Life as a PM

Oh, sorry, that title is probably a shade misleading: PM refers, of course, to Project Manager, rather than Prime Minister. We all know what a Prime Minister does anyway, right? Not much…unlike a Project Manager.

My ears are often pricked when someone talks of their day-to-day toils, be that out of nosiness, out of insecurity – their job’s not better than mine, is it? – or simply out of narcissistic wanton to confirm that my job is the only job worth doing. (Which of course, boss, it is.) And so I find myself detailing a day in my life, for any one of you who is curious as to what I do between replying to your emails.

The day begins at nine, and with a heavy inbox.

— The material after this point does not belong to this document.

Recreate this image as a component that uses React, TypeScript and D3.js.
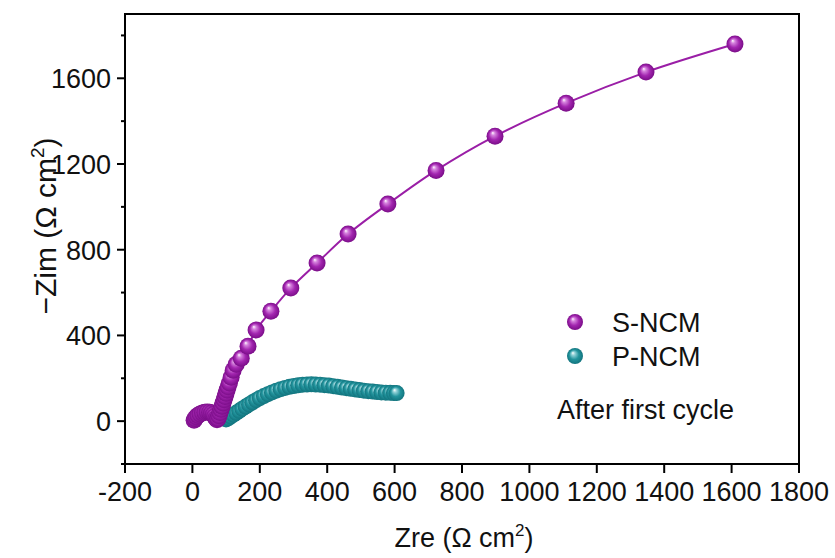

Emails range from ‘[insert excuse], I need an extension on my already over generous translation deadline,’ to unsolicited approaches from freelancers, via emails sent a minute after the close of play at 5.31pm asking for 1, 500 words into nine moribund languages…by yesterday.

Responding to all those and carefully deleting the invitations to purchase cheap, but nonetheless good quality, watches, often takes over an hour, and in turn generates more work as a result.

It’s then a case of looking through one’s projects in progress, and prioritising tasks from there. Do I need to find a proofreader for an impending translation arrival? Must I forewarn a typesetter that he simply has to be available to sort an urgent DTP job, just as soon as I have all the necessary files?

All this whilst one’s inbox is being gratuitously peppered with more emails, some of which need attention immediatley, some of which can wait, but it’s not quite that simple.

Imagine a scale of one to a hundred, with each integer being further divided in tenths. The complex algorithm a PM has to run assigns each job, email, phone call and tea request a number, then ranks them in order of importance and, furthermore, each time a new request comes in, said algorithm has to be re-run and the resulting ‘to do’ scale amended accordingly…

At 10.34 am this is how things stand:

Urgent job needs assigning | 93.72
Need a brew | 67.08
Have to help sales team prepare a quote | 46.34
Must invoice a client | 37.03

Then a new email comes in ‘I have lost the file you sent me last week, could you kindly unearth it and resend?’ and the scale is useless and has to be updated in the context of this new request…you get the picture.

Other jobs include searching for new translators, answering project queries (what does this mean? have you any context? should this be translated?), raising invoices and purchase orders and so on.

Lunch time comes at whatever time a lull occurs.

Afternoons are usually less frought and are often given over to keeping up with longer running projects…doing some SEO, writing a press release or blog entry, doing a bit of copy and pasting which is, of course, brain numbing.

The wild range of tasks and projects worked on keeps a PM on their toes, and bullies boredom into submission. On the whole, the job is as dynamic as Gordon Brown isn’t, plus we have a lovely sandwich lady, Mary, come to see us at around 10am every day. Does he?